The area now known as Hong Kong was likely inhabited as early as the Stone Age. It fell under Chinese rule in the 3rd century B.C., turning what was once a sprawling collection of fishing villages into a booming (and, to European eyes, quite enviable) center of international trade. It was no surprise, then, that Great Britain claimed it in 1842 as the spoils of battle. The end of the First Opium War, fought for three years along China’s most popular trade routes, had turned Hong Kong Island into a colony of the crown. Britain snapped up surrounding territories in the years that followed, and Hong Kong grew from a single island to a region that encompassed some 425 square miles.

While segregated -- half the region dedicated to European pursuits such as polo and cricket, and the other filled with tea shops, silk traders and other Chinese cultural holdovers -- Hong Kong flourished as a British port. Historians herald its early educational system, which worked to meld eastern and western philosophies. The region drew Chinese émigrés throughout the 1850s as rebellion rocked the mainland; a host of international expats, including a few thousand American citizens, were drawn to Hong Kong as trade routes grew in the late 19th and early 20th centuries. World War II introduced another wave of invaders: Japanese occupation forces controlled the region for nearly four years before the British returned in 1945.

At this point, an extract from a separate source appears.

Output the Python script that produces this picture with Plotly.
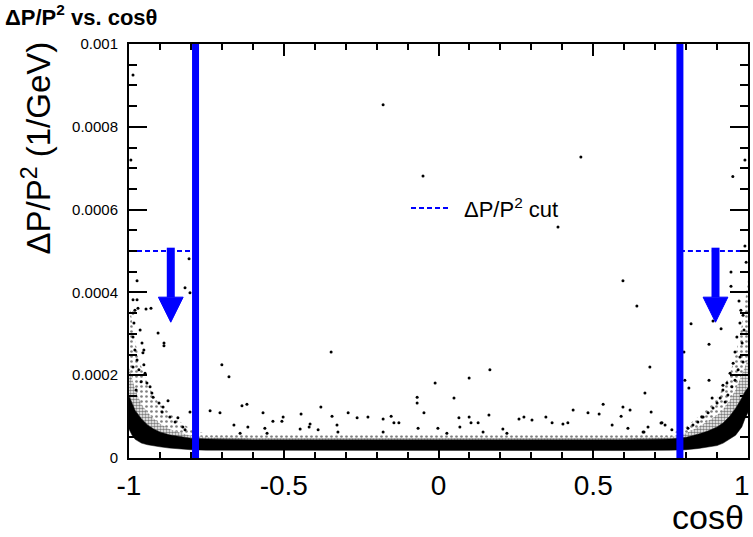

Post-war Hong Kong became a capital of industry as well as trade. Plastics and textiles became top exports, and skyscrapers redefined the local skyline. Controversy also brewed -- separated from mainland China by 150 years of colonial rule, modern Hong Kong was a diplomatic minefield. After years of debate and negotiation, the area was returned to Chinese sovereignty in 1997; now considered a “special administrative region” of a communist superpower, Hong Kong retains its capitalist ideals and governs much as it did in its British heyday.